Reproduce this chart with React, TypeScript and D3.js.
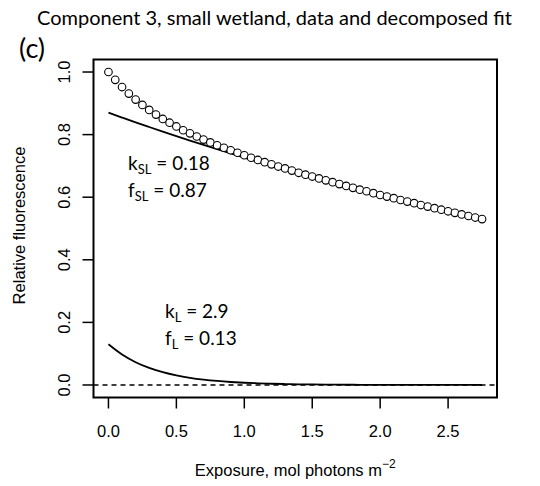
import React, { useEffect, useRef } from 'react';
import * as d3 from 'd3';

// measured exposure values (mol photons m^-2)
const exposure: number[] = [
  0.0, 0.05, 0.1, 0.15, 0.2, 0.25, 0.3, 0.35, 0.4, 0.45, 0.5, 0.55, 0.6, 0.65,
  0.7, 0.75, 0.8, 0.85, 0.9, 0.95, 1.0, 1.05, 1.1, 1.15, 1.2, 1.25, 1.3, 1.35,
  1.4, 1.45, 1.5, 1.55, 1.6, 1.65, 1.7, 1.75, 1.8, 1.85, 1.9, 1.95, 2.0, 2.05,
  2.1, 2.15, 2.2, 2.25, 2.3, 2.35, 2.4, 2.45, 2.5, 2.55, 2.6, 2.65, 2.7, 2.75,
];

// relative fluorescence (open circles)
const fluorescence: number[] = [
  1.0, 0.975, 0.952, 0.931, 0.912, 0.895, 0.879, 0.864, 0.85, 0.838, 0.826,
  0.814, 0.804, 0.794, 0.784, 0.775, 0.766, 0.758, 0.75, 0.742, 0.734, 0.726,
  0.719, 0.712, 0.705, 0.698, 0.692, 0.685, 0.678, 0.672, 0.666, 0.66, 0.654,
  0.648, 0.642, 0.636, 0.63, 0.624, 0.619, 0.613, 0.607, 0.602, 0.597, 0.591,
  0.586, 0.581, 0.575, 0.57, 0.565, 0.56, 0.555, 0.55, 0.545, 0.54, 0.535, 0.53,
];

// decomposed fit components
const fitX: number[] = [
  0, 0.1, 0.2, 0.3, 0.4, 0.5, 0.6, 0.7, 0.8, 0.9, 1.0, 1.1, 1.2, 1.3, 1.4, 1.5,
  1.6, 1.7, 1.8, 1.9, 2.0, 2.1, 2.2, 2.3, 2.4, 2.5, 2.6, 2.7, 2.75,
];
const slowFit: number[] = [
  0.87, 0.8545, 0.8392, 0.8243, 0.8096, 0.7951, 0.7809, 0.767, 0.7533, 0.7399,
  0.7267, 0.7137, 0.701, 0.6885, 0.6762, 0.6641, 0.6523, 0.6407, 0.6292, 0.618,
  0.607, 0.5962, 0.5855, 0.5751, 0.5648, 0.5547, 0.5448, 0.5351, 0.5303,
];
const labileFit: number[] = [
  0.13, 0.0973, 0.0728, 0.0545, 0.0408, 0.0305, 0.0228, 0.0171, 0.0128, 0.0096,
  0.0072, 0.0054, 0.004, 0.003, 0.0022, 0.0017, 0.0013, 0.0009, 0.0007, 0.0005,
  0.0004, 0.0003, 0.0002, 0.0002, 0.0001, 0.0001, 0.0001, 0.0001, 0.0,
];

const xTicks = [0, 0.5, 1.0, 1.5, 2.0, 2.5];
const yTicks = [0, 0.2, 0.4, 0.6, 0.8, 1.0];

const App: React.FC = () => {
  const ref = useRef<SVGSVGElement>(null);

  useEffect(() => {
    if (!ref.current) return;
    const svg = d3.select(ref.current);
    svg.selectAll('*').remove();

    const x = d3.scaleLinear().domain([-0.11, 2.86]).range([93.5, 497]);
    const y = d3.scaleLinear().domain([-0.04, 1.04]).range([397.5, 59.5]);
    const axisFont = '"Liberation Sans", Arial, sans-serif';
    const noteFont = 'Lato, "Open Sans", sans-serif';

    // title + panel letter
    svg.append('text')
      .attr('x', 37).attr('y', 25)
      .attr('textLength', 475).attr('lengthAdjust', 'spacingAndGlyphs')
      .style('font-family', noteFont).style('font-size', '20px')
      .text('Component 3, small wetland, data and decomposed fit');
    svg.append('text')
      .attr('x', 19).attr('y', 58)
      .style('font-family', noteFont).style('font-size', '27px')
      .text('(c)');

    // dashed zero line
    svg.append('line')
      .attr('x1', x(-0.11)).attr('x2', x(2.86))
      .attr('y1', y(0)).attr('y2', y(0))
      .attr('stroke', '#000').attr('stroke-width', 1.4)
      .attr('stroke-dasharray', '5,4');

    const line = d3.line<number>()
      .x((_, i) => x(fitX[i]))
      .curve(d3.curveMonotoneX);

    svg.append('path')
      .attr('d', line.y(d => y(d))(slowFit))
      .attr('fill', 'none').attr('stroke', '#000').attr('stroke-width', 1.8);
    svg.append('path')
      .attr('d', line.y(d => y(d))(labileFit))
      .attr('fill', 'none').attr('stroke', '#000').attr('stroke-width', 1.8);

    // data points
    svg.selectAll('.pt')
      .data(fluorescence)
      .enter()
      .append('circle')
      .attr('cx', (_, i) => x(exposure[i]))
      .attr('cy', d => y(d))
      .attr('r', 3.8)
      .attr('fill', '#fff')
      .attr('stroke', '#000')
      .attr('stroke-width', 1.1);

    // box
    svg.append('rect')
      .attr('x', x(-0.11)).attr('y', y(1.04))
      .attr('width', x(2.86) - x(-0.11)).attr('height', y(-0.04) - y(1.04))
      .attr('fill', 'none').attr('stroke', '#000').attr('stroke-width', 2);

    // x axis
    const xb = y(-0.04);
    svg.selectAll('.xt')
      .data(xTicks)
      .enter()
      .append('line')
      .attr('x1', d => x(d)).attr('x2', d => x(d))
      .attr('y1', xb).attr('y2', xb + 11)
      .attr('stroke', '#000').attr('stroke-width', 1.5);
    svg.selectAll('.xl')
      .data(xTicks)
      .enter()
      .append('text')
      .attr('x', d => x(d)).attr('y', 437)
      .attr('text-anchor', 'middle')
      .style('font-family', axisFont).style('font-size', '16.5px')
      .text(d => d3.format('.1f')(d));

    // y axis
    const yl = x(-0.11);
    svg.selectAll('.yt')
      .data(yTicks)
      .enter()
      .append('line')
      .attr('x1', yl - 11).attr('x2', yl)
      .attr('y1', d => y(d)).attr('y2', d => y(d))
      .attr('stroke', '#000').attr('stroke-width', 1.5);
    svg.selectAll('.yl')
      .data(yTicks)
      .enter()
      .append('text')
      .attr('transform', d => `translate(70,${y(d)}) rotate(-90)`)
      .attr('text-anchor', 'middle')
      .style('font-family', axisFont).style('font-size', '16.5px')
      .text(d => d3.format('.1f')(d));

    // axis titles
    const xt = svg.append('text')
      .attr('x', (x(-0.11) + x(2.86)) / 2).attr('y', 476)
      .attr('text-anchor', 'middle')
      .style('font-family', axisFont).style('font-size', '16.5px');
    xt.append('tspan').text('Exposure, mol photons m');
    xt.append('tspan').attr('dy', -8).style('font-size', '12px').text('\u22122');

    svg.append('text')
      .attr('transform', `translate(25,${(y(-0.04) + y(1.04)) / 2 - 3}) rotate(-90)`)
      .attr('text-anchor', 'middle')
      .style('font-family', axisFont).style('font-size', '16.5px')
      .text('Relative fluorescence');

    // rate constant annotations
    const note = (px: number, py: number, main: string, sub: string, rest: string) => {
      const t = svg.append('text')
        .attr('x', px).attr('y', py)
        .style('font-family', noteFont).style('font-size', '19px');
      t.append('tspan').text(main);
      t.append('tspan').attr('dy', 4).style('font-size', '13px').text(sub);
      t.append('tspan').attr('dy', -4).text(rest);
    };
    note(128, 170, 'k', 'SL', ' = 0.18');
    note(128, 197, 'f', 'SL', ' = 0.87');
    note(165, 318, 'k', 'L', ' = 2.9');
    note(165, 345, 'f', 'L', ' = 0.13');
  }, []);

  return (
    <>
      <style>{'body{margin:0;background:#fff}'}</style>
      <svg ref={ref} width={540} height={486} style={{ display: 'block' }} />
    </>
  );
};

export default App;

**Work to complete:**
Reproduce the material above from its first line through the line containing "import * as d3 from 'd3';", both ends included, and skip every picture.

**Answer for this exercise:**
Reproduce this chart with React, TypeScript and D3.js.
import React, { useEffect, useRef } from 'react';
import * as d3 from 'd3';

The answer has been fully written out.